12 Şubat 2011 Cumartesi

dümtek

"..... ama en zoru yalnız olunca".

ah be gençliğim. başı da var bunun, böyle kel başına bi eksik kaldı zaten.
iki kadehten sonra onlarca şarkı sözü şuraya akıtabilirim, yok valla, elim otokontrollü. yoksa bilseniz ben en ergen halimle, şarkılar dolusu bir küçük kümülüsüm. ondan ah gençliğime.

*
söz dinleyen bir deryik olarak, arkeoatlas'ın ciltli miltli özel basımını aldım. ışıl ışıl duruyo masamda. atlas da aldım ve hatta okudum, içinden cd çıktı, önceki sayılar. onları da okudum. masal özlemişim. yani ben pek masal bilmem bile, nasıl özledim anlamadım.  hep güzel giden masallar dinlemek istedi canım, sonunun nasıl bittiği mühim değil. bildiğiniz masal, yoksa kendimi "peri kızı cemile" sanmıyorum. okumak ve ağlamak istedim. insanların neler kurabildiğini dinlerken içim titriyor. en abuk masalda bile gözlerim doluyor. saçmalıyorum.

*
darbe döneminde yasaklanan festivalleri, 3 ay süren şenlikleri bilmeyen, sonra da "zaten türkiyede asla avrupadaki gibi festival kültürü olamamıştır" diyebilen cahellerden profesör olabiliyor, siz bari onlara inanmayın. birileri size baş parmağını sallıyorsa, elinizden ilk alacağı şey neşeniz, eğlenceniz ve birlikte gülebilme beceriniz. vermeyin, vermeyin. hiç tanımadığınız biriyle doğayı, havayı, suyu, toprağı ve güneşi kutlayabilme hakkınızı saklı tutun. tutun ki bu saydıklarımdan uzağa düşmeyin.
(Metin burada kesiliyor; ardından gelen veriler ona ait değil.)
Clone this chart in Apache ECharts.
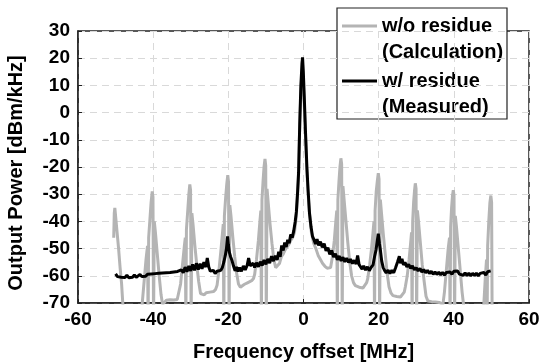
<!DOCTYPE html>
<html><head><meta charset="utf-8">
<script src="https://cdn.jsdelivr.net/npm/echarts@6/dist/echarts.min.js"></script>
<style>html,body{margin:0;padding:0;background:#fff}#c{width:539px;height:362px}</style>
</head><body><div id="c"></div>
<script>
// Axis ranges / ticks
const xRange = [-60, 60, 20];
const yRange = [-70, 30, 10];
const xTitle = 'Frequency offset [MHz]';
const yTitle = 'Output Power [dBm/kHz]';
const seriesNames = ['w/o residue (Calculation)', 'w/ residue (Measured)'];
const legendLines = [['w/o residue', '(Calculation)'], ['w/ residue', '(Measured)']];

// w/ residue (Measured): [MHz, dBm/kHz]
const measuredPoints = [
[-50,-59.3],[-49.5,-60.3],[-49,-59.6],[-48.5,-60.5],[-48,-59.9],[-47.5,-60.6],[-47,-59.8],[-46.5,-60.7],[-46,-60.0],[-45.5,-60.5],
[-45,-59.7],[-44.5,-60.6],[-44,-60.0],[-43.5,-59.5],[-43,-60.3],[-42.5,-59.6],[-42,-60.2],[-41.5,-59.4],[-41,-60.1],[-40.5,-59.3],
[-40,-59.9],[-39.5,-59.2],[-39,-59.9],[-38.5,-59.1],[-38,-59.8],[-37.5,-59.0],[-37,-59.6],[-36.5,-58.9],[-36,-59.5],[-35.5,-58.8],
[-35,-59.4],[-34.5,-58.6],[-34,-59.2],[-33.5,-58.4],[-33,-59.0],[-32.5,-57.8],[-32,-58.9],[-31.5,-56.8],[-31,-58.5],[-30.5,-56.4],
[-30,-58.2],[-29.5,-55.8],[-29,-58.0],[-28.5,-55.4],[-28,-57.7],[-27.5,-55.6],[-27,-57.4],[-26.5,-55.0],[-26,-56.8],[-25.6,-53.5],
[-25.2,-56.8],[-24.8,-58.3],[-24.4,-59.0],[-24,-58.0],[-23.5,-59.2],[-23,-58.3],[-22.5,-59.0],[-22,-58.0],[-21.6,-57.0],[-21.2,-55.0],
[-20.8,-52.5],[-20.5,-50.0],[-20.2,-45.5],[-20.0,-48.5],[-19.7,-51.5],[-19.4,-53.0],[-19.0,-54.5],[-18.6,-56.5],[-18.2,-58.2],[-17.8,-56.8],
[-17.4,-58.4],[-17,-57.0],[-16.5,-58.3],[-16,-56.4],[-15.5,-57.8],[-15,-56.2],[-14.6,-53.5],[-14.2,-56.3],[-13.8,-57.0],[-13.4,-55.4],
[-13,-56.9],[-12.5,-55.2],[-12,-56.7],[-11.5,-54.8],[-11,-56.2],[-10.5,-54.2],[-10,-55.8],[-9.5,-53.8],[-9,-55.3],[-8.5,-52.8],
[-8,-54.6],[-7.5,-52.6],[-7,-54.2],[-6.6,-51.2],[-6.2,-53.0],[-5.8,-48.8],[-5.4,-50.7],[-5.0,-47.8],[-4.6,-49.4],[-4.2,-46.8],
[-3.8,-48.0],[-3.4,-44.8],[-3.0,-46.0],[-2.6,-43.5],[-2.2,-40.0],[-1.9,-36.5],[-1.6,-30.0],[-1.3,-22.0],[-1.0,-4.0],[-0.7,10.0],
[-0.4,18.0],[-0.25,20.3],[-0.05,15.0],[0.2,6.0],[0.5,-6.0],[0.9,-20.0],[1.2,-28.0],[1.6,-37.0],[2.0,-42.0],[2.4,-45.5],
[2.8,-46.8],[3.2,-48.3],[3.6,-46.5],[4.0,-48.8],[4.5,-47.5],[5.0,-49.5],[5.5,-48.2],[6.0,-50.8],[6.5,-49.7],[7.0,-52.1],
[7.5,-50.7],[8.0,-53.1],[8.5,-51.9],[9.0,-54.1],[9.5,-52.7],[10,-54.5],[10.5,-53.2],[11,-54.9],[11.5,-53.5],[12,-55.1],
[12.5,-53.9],[13,-55.5],[13.5,-54.3],[14,-55.7],[14.4,-52.5],[14.8,-55.9],[15.2,-56.0],[15.6,-57.6],[16,-56.3],[16.5,-57.9],
[17,-56.7],[17.5,-58.1],[18,-56.9],[18.5,-56.0],[18.9,-53.0],[19.3,-50.5],[19.6,-47.5],[19.9,-44.5],[20.2,-48.0],[20.5,-51.0],
[20.8,-54.5],[21.2,-57.0],[21.6,-58.1],[22,-58.9],[22.5,-57.9],[23,-59.2],[23.5,-58.0],[24,-58.9],[24.5,-57.0],[25,-55.0],
[25.5,-52.8],[25.8,-55.4],[26.2,-53.8],[26.6,-56.0],[27,-55.0],[27.5,-56.7],[28,-55.8],[28.5,-57.3],[29,-56.4],[29.5,-57.8],
[30,-57.0],[30.5,-58.2],[31,-57.3],[31.5,-58.6],[32,-57.7],[32.5,-58.9],[33,-58.0],[33.5,-59.2],[34,-58.3],[34.5,-59.4],
[35,-58.6],[35.5,-59.5],[36,-58.7],[36.5,-59.6],[37,-58.8],[37.5,-59.7],[38,-58.8],[38.5,-59.5],[39,-58.6],[39.5,-59.4],
[40,-58.3],[40.5,-59.0],[41,-58.2],[41.5,-59.4],[42,-58.7],[42.5,-59.8],[43,-58.9],[43.5,-59.9],[44,-59.0],[44.5,-60.0],
[45,-59.1],[45.5,-59.9],[46,-59.0],[46.5,-60.0],[47,-59.1],[47.5,-59.8],[48,-58.8],[48.5,-59.7],[49,-58.5],[49.5,-59.2],[49.8,-58.2]
];

// w/o residue (Calculation): [MHz, dBm/kHz]
const calculatedPoints = [
[-50.5,-46],[-50.35,-37],[-50.2,-35.0],[-50.0,-38],[-49.6,-44],[-49.2,-50],[-48.8,-57],[-48.4,-63],[-48.0,-72],[-45.0,-80],
[-43.3,-80],[-42.9,-70],[-42.4,-62],[-41.9,-54],[-41.5,-49],[-41.35,-78],[-41.2,-46],[-40.85,-39],[-40.55,-33],[-40.25,-29.0],
[-40.05,-31],[-39.9,-78],[-39.7,-40],[-39.4,-44],[-38.9,-52],[-38.4,-60],[-37.9,-67],[-37.5,-70.5],
[-37.0,-69.8],[-36.5,-69.0],[-36.0,-69.6],[-35.5,-68.8],[-35.0,-69.4],[-34.5,-68.9],[-34.0,-69.5],[-33.6,-68.7],
[-33.2,-68],[-32.7,-63],[-32.2,-56],[-31.7,-49],[-31.45,-46],[-31.3,-78],[-31.15,-43],[-30.8,-36],[-30.5,-30],[-30.25,-26.4],
[-30.05,-28.5],[-29.9,-78],[-29.7,-37],[-29.4,-41],[-28.9,-49],[-28.4,-56],[-27.9,-62],[-27.4,-66.5],
[-26.9,-66.8],[-26.4,-67.0],[-25.9,-66.2],[-25.4,-66.8],[-24.9,-66.0],[-24.4,-66.5],[-23.9,-65.8],[-23.4,-65.0],
[-23.0,-63.5],[-22.5,-58],[-22.0,-51],[-21.6,-45],[-21.35,-41],[-21.2,-78],[-21.05,-38],[-20.7,-31],[-20.4,-26],[-20.15,-23],
[-19.95,-25.5],[-19.8,-78],[-19.6,-34],[-19.3,-38],[-18.8,-46],[-18.3,-53],[-17.8,-59],[-17.3,-63],
[-16.8,-64.2],[-16.3,-64.0],[-15.8,-63.2],[-15.3,-63.6],[-14.8,-62.5],[-14.3,-62.8],[-13.8,-61.8],[-13.3,-61.0],
[-13.0,-59.5],[-12.5,-54],[-12.0,-47],[-11.6,-40],[-11.35,-36],[-11.2,-78],[-11.05,-32],[-10.75,-25],[-10.5,-20],[-10.25,-17],
[-10.05,-19.5],[-9.9,-78],[-9.7,-28],[-9.4,-33],[-8.9,-41],[-8.4,-48],[-7.9,-54],[-7.4,-57],
[-6.9,-56.5],[-6.4,-55.5],[-5.9,-53.0],[-5.4,-52.0],[-4.9,-50.5],[-4.4,-49.5],[-3.9,-48.5],[-3.4,-47.0],[-2.9,-46.0],
[-2.4,-44],[-1.9,-38],[-1.4,-25],[-0.9,0],[-0.3,19],[0.3,0],[0.9,-22],[1.5,-36],[2.1,-44],[2.7,-48],
[3.3,-50],[3.9,-52.5],[4.5,-54],[5.1,-55.5],[5.7,-56.5],[6.3,-57.2],[6.8,-57.8],
[7.2,-57],[7.7,-53],[8.2,-47],[8.6,-40],[8.85,-36],[9.0,-78],[9.15,-32],[9.45,-25],[9.7,-20],[9.95,-16.8],
[10.15,-19],[10.3,-78],[10.5,-27],[10.8,-32],[11.3,-40],[11.8,-48],[12.3,-55],[12.8,-60],
[13.3,-62.5],[13.8,-63.6],[14.3,-63.2],[14.8,-64.2],[15.3,-63.8],[15.8,-64.5],[16.3,-63.9],[16.8,-62.5],
[17.1,-61],[17.6,-56],[18.1,-50],[18.5,-44],[18.75,-40],[18.9,-78],[19.05,-36],[19.35,-29],[19.65,-25],[19.9,-22.3],
[20.1,-24.5],[20.25,-78],[20.45,-32],[20.75,-37],[21.25,-45],[21.75,-52],[22.25,-59],[22.75,-64],
[23.3,-66.4],[23.8,-67.3],[24.3,-66.9],[24.8,-67.6],[25.3,-67.2],[25.8,-67.8],[26.3,-67.3],[26.8,-66.0],
[27.1,-64],[27.6,-60],[28.1,-54],[28.5,-48],[28.75,-44],[28.9,-78],[29.05,-40],[29.3,-33],[29.55,-28.5],[29.75,-26],
[29.95,-28],[30.1,-78],[30.3,-36],[30.6,-40],[31.1,-48],[31.6,-56],[32.1,-62],[32.6,-67.5],
[33.1,-69.3],[33.6,-68.7],[34.1,-69.5],[34.6,-68.9],[35.1,-69.6],[35.6,-69.0],[36.1,-69.8],[36.6,-69.5],
[37.1,-70.5],[37.5,-66],[38.0,-58],[38.5,-50],[38.85,-46],[39.0,-78],[39.15,-42],[39.4,-35],[39.65,-30.5],[39.85,-28.5],
[40.05,-30.5],[40.2,-78],[40.4,-38],[40.7,-42],[41.2,-50],[41.7,-58],[42.2,-66],[42.7,-72],[45,-80],
[47.5,-80],[48.0,-70],[48.4,-60],[48.7,-54],[48.85,-78],[49.0,-49],[49.3,-40],[49.6,-33],[49.85,-30.5],[50.05,-33],[50.2,-78]
];

const FONT = '"Liberation Sans", Arial, Helvetica, sans-serif';
const chart = echarts.init(document.getElementById('c'), null, {renderer: 'canvas'});

const legendColors = ['#b4b4b4', '#000000'];
const legendFont = 'bold 20px ' + FONT;
function legendText(str, y) {
  return {type: 'text', x: 382, y: y, style: {text: str, font: legendFont, fill: '#000', verticalAlign: 'middle', align: 'left'}};
}
const legendGraphic = {
  type: 'group', z: 100,
  children: [
    {type: 'rect', shape: {x: 337, y: 8, width: 170, height: 111},
     style: {fill: '#fff', stroke: '#222', lineWidth: 1.2}},
    {type: 'line', shape: {x1: 342, y1: 26, x2: 377, y2: 26}, style: {stroke: legendColors[0], lineWidth: 3}},
    legendText(legendLines[0][0], 26),
    legendText(legendLines[0][1], 52),
    {type: 'line', shape: {x1: 342, y1: 81, x2: 377, y2: 81}, style: {stroke: legendColors[1], lineWidth: 3}},
    legendText(legendLines[1][0], 81),
    legendText(legendLines[1][1], 107)
  ]
};

chart.setOption({
  animation: false,
  backgroundColor: '#fff',
  grid: {left: 78, top: 31, right: 10, bottom: 59, show: true, outerBoundsMode: 'none', containLabel: false,
         borderColor: '#222', borderWidth: 1.5, backgroundColor: 'transparent'},
  xAxis: {
    type: 'value', min: xRange[0], max: xRange[1], interval: xRange[2],
    name: xTitle, nameLocation: 'middle', nameGap: 39,
    nameTextStyle: {fontFamily: FONT, fontWeight: 'bold', fontSize: 20, color: '#000'},
    axisLine: {show: true, onZero: false, lineStyle: {color: '#222', width: 1.5}},
    axisTick: {show: true, inside: true, length: 4, lineStyle: {color: '#222'}},
    axisLabel: {fontFamily: FONT, fontWeight: 'bold', fontSize: 19, color: '#000', margin: 7},
    splitLine: {show: true, lineStyle: {color: '#d9d9d9', width: 1, type: [7, 5]}}
  },
  yAxis: {
    type: 'value', min: yRange[0], max: yRange[1], interval: yRange[2],
    name: yTitle, nameLocation: 'middle', nameGap: 52,
    nameTextStyle: {fontFamily: FONT, fontWeight: 'bold', fontSize: 20, color: '#000', padding: [0, 12, 0, 0]},
    axisLine: {show: true, onZero: false, lineStyle: {color: '#222', width: 1.5}},
    axisTick: {show: true, inside: true, length: 4, lineStyle: {color: '#222'}},
    axisLabel: {fontFamily: FONT, fontWeight: 'bold', fontSize: 19, color: '#000', margin: 8},
    splitLine: {show: true, lineStyle: {color: '#d9d9d9', width: 1, type: [7, 5]}}
  },
  graphic: [legendGraphic],
  series: [
    {name: seriesNames[0], type: 'line', data: calculatedPoints, showSymbol: false, clip: true,
     lineStyle: {color: legendColors[0], width: 3}, z: 2},
    {name: seriesNames[1], type: 'line', data: measuredPoints, showSymbol: false, clip: true,
     lineStyle: {color: legendColors[1], width: 3}, z: 3}
  ]
});
</script>
</body></html>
haftaya cumartesi ilk cemre düşüyor. bi hafta arayla da diğerleri. her yıl cemreleri takip etmek, sonra mart dokuzları, abrulun beşi filan, anneannemin bana anlattığı ilk ve tek masal. çok da ciddi iştir laf aramızda.

*
fobi zaten baştan mantıksız bir şey, kabul. ben de hızdan ve yüksekten korkuyorum mesela; ama gururla "ay ben böcekten o kadar korkarım kiiii!" diye korkularını ve tepkilerini yarıştıran kadınların sohbeti her daim itici, çok itici. "ben hem korkarım, hem iğrenirim", "ben? olduğu yere bi daha gidemem bi de kusarım", "ay ben işte o kadar iğrenirim ki uçarım" gibi, saçma bir sidik yarışı. amacını çözsem, neden bunu bi 15 dakika boyunca dinlemek zorunda kaldığımı da çözücem.

*
eczacıya "salgın var di mi?" dedim. niyeyse, "hayır yok, tek zavallı sensin" dese ne olacak yani. neyse, "evet var ve bu seferki çok saçma" dedi. haklı. gündüzler daha normal geçse de geceleri öksürmekten başım ağrıyor.

evden çıkınca iş dışında bi yere gidiyor olmak tuhaf geliyor, bi yerde otururken önümde bilgisayar ekranı olmaması da. ellerim sürekli "klavye pençesi" pozisyonunda. yorgunum. cumartesi, merhaba. bir anda bitivermeden, tane tane sür olur mu? kahvaltımı bile uzun uzun yaptım ki günün tadı çıksın.